I had a look at the bug you provided, its not a serious bug per NetApp at least:
Bug Severity 5 - Suggestion
Which more or less deems it to be an RFE (request for enhancement) and the fix looks to be an upgrade of Ontap. Upgrades
are never painless I know..
Do keep us up to date on this issue.
Eric
Hi Eric,
Yes, you are correct. Netapp really doesn't see it as a bug. The intent of the feature change was to provide a level of protection for over-writes on the clones themselves.
I really don't understand Netapp's change here. If there are customers that want to protect there clones, why not just create the clones with space guarantee set to volume, and Fractional Reserve set to 100%??
The point is.. to some the clones are <just> as important as the parent volumes, which is fine. Buy 2x's the disks and protect them just as they would the source volumes.
Instead, they took away functionality that saved money, and differentiated Netapp from the other vendors.
greg
It says fixed in 7.3.3. Do you know what actually has been fixed and did you have a chance to verify it? I do not remember seeing anything explicit about it in RN or documentation; browsing 7.3.3 manuals now, the statement that fractional reserve cannot be changed for file or none guaranteed volumes did disappear.

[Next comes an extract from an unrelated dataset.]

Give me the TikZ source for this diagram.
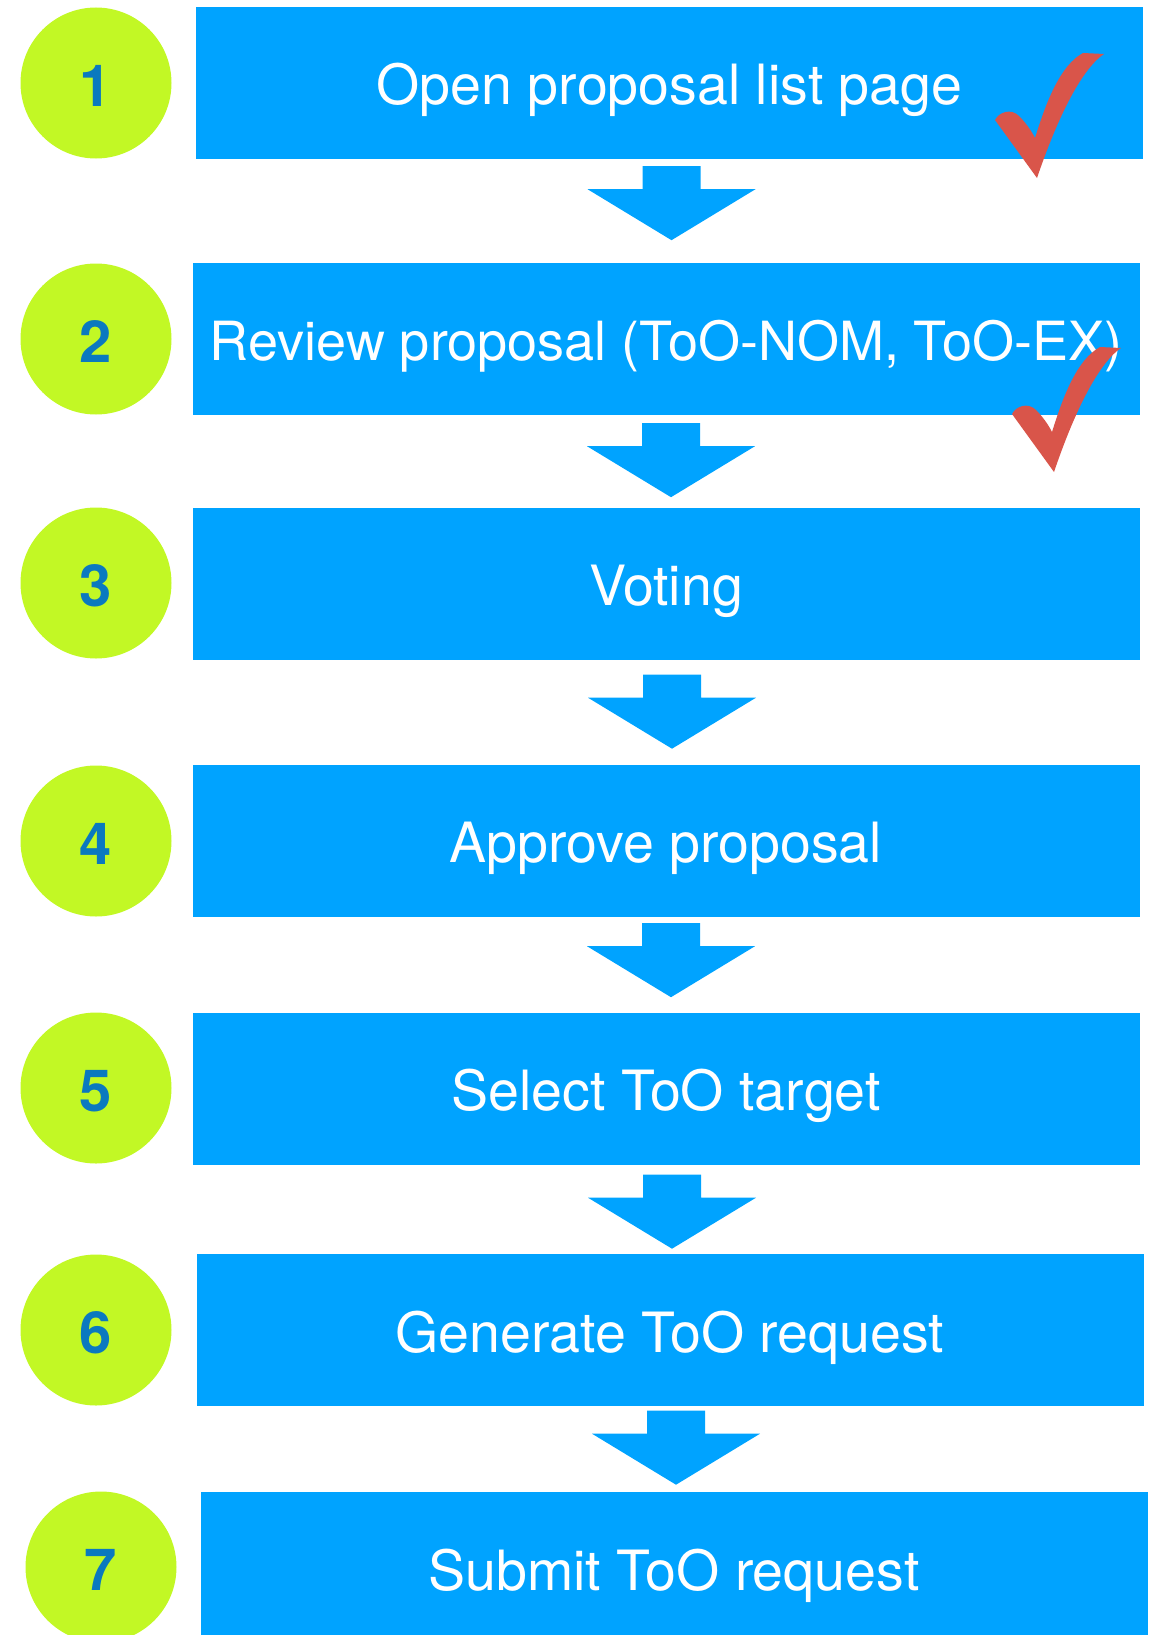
\documentclass[tikz,border=0pt]{standalone}
\usepackage{fontspec}
\setmainfont{TeX Gyre Heros}
\usetikzlibrary{calc}

\definecolor{boxblue}{HTML}{00A3FF}
\definecolor{circgreen}{HTML}{C2F825}
\definecolor{numblue}{HTML}{0A79BF}
\definecolor{checkred}{HTML}{D9554A}

\tikzset{
  stepbox/.style={rectangle,fill=boxblue,text=white,inner sep=0pt,
    minimum width=947pt,minimum height=152pt,text height=44pt,text depth=0pt,
    font=\fontsize{55.5}{60}\selectfont},
  numcirc/.style={circle,fill=circgreen,text=numblue,inner sep=0pt,
    minimum size=151pt,text height=47pt,text depth=0pt,
    font=\fontsize{58}{60}\selectfont\bfseries},
  flowarrow/.pic={
    \fill[boxblue] (-29,-37) -- (29,-37) -- (29,-14) -- (84,-14) -- (0,37)
      -- (-84,-14) -- (-29,-14) -- cycle;},
  redcheck/.pic={
    \fill[checkred] (0,0) -- (-42,-58) .. controls (-38,-66) and (-26,-70) .. (-18,-62)
      .. controls (-12,-56) and (-6,-48) .. (-2,-40)
      .. controls (8,-72) and (22,-112) .. (46,-125) -- (67,-124)
      .. controls (46,-110) and (22,-65) .. (0,0) -- cycle;}
}

\begin{document}
\begin{tikzpicture}[x=1pt,y=-1pt]
\useasboundingbox (0,0) rectangle (1162,1635);
% steps
\node[stepbox] (s1) at (669.5,83) {Open proposal list page};
\node[stepbox,font=\fontsize{54}{60}\selectfont] (s2) at (666,338.5) {Review proposal (ToO-NOM, ToO-EX)};
\node[stepbox] (s3) at (666,583.5) {Voting};
\node[stepbox] (s4) at (666,840.5) {Approve proposal};
\node[stepbox] (s5) at (666,1088.5) {Select ToO target};
\node[stepbox] (s6) at (670,1330) {Generate ToO request};
\node[stepbox] (s7) at (674,1568) {Submit ToO request};
% numbers
\node[numcirc] (c1) at (96,83) {1};
\node[numcirc] (c2) at (96,339) {2};
\node[numcirc] (c3) at (96,583) {3};
\node[numcirc] (c4) at (96,841) {4};
\node[numcirc] (c5) at (96,1088) {5};
\node[numcirc] (c6) at (96,1330) {6};
\node[numcirc] (c7) at (101,1567) {7};
% arrows below each step
\foreach \i/\off/\dx in {1/44/2,2/45.5/5,3/52/6,4/43.5/5,5/47/6,6/41.5/6}
  \pic at ($(s\i.south)+(\dx,\off)$) {flowarrow};
% ticks
\pic at (1037,178) {redcheck};
\pic at (1054,472) {redcheck};
\end{tikzpicture}
\end{document}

As for original problem ... well, it was a bug, because even in 7.2.5.1 manual quite clear stated that FR is fixed to 100% unless volume guarantee is none.
Hi,
Initially you said..
<Guess what? It is not a bug, it is a feature >
Now you say..
<As for original problem ... well, it was a bug, because even in 7.2.5.1 manual quite clear stated that FR is fixed to 100% unless volume guarantee is none.>
Not sure what you are trying to convey with regard to 7.2.5.1? It works as expected.
I have not tested 7.3.3 yet. It just came out of the oven. Sticking with 7.3.2P4 for a few more weeks.
greg
We will be updating to 7.3.3 in August barring any showstoppers. I'll inform if the behavior has changed. We are living with the current "arrangement".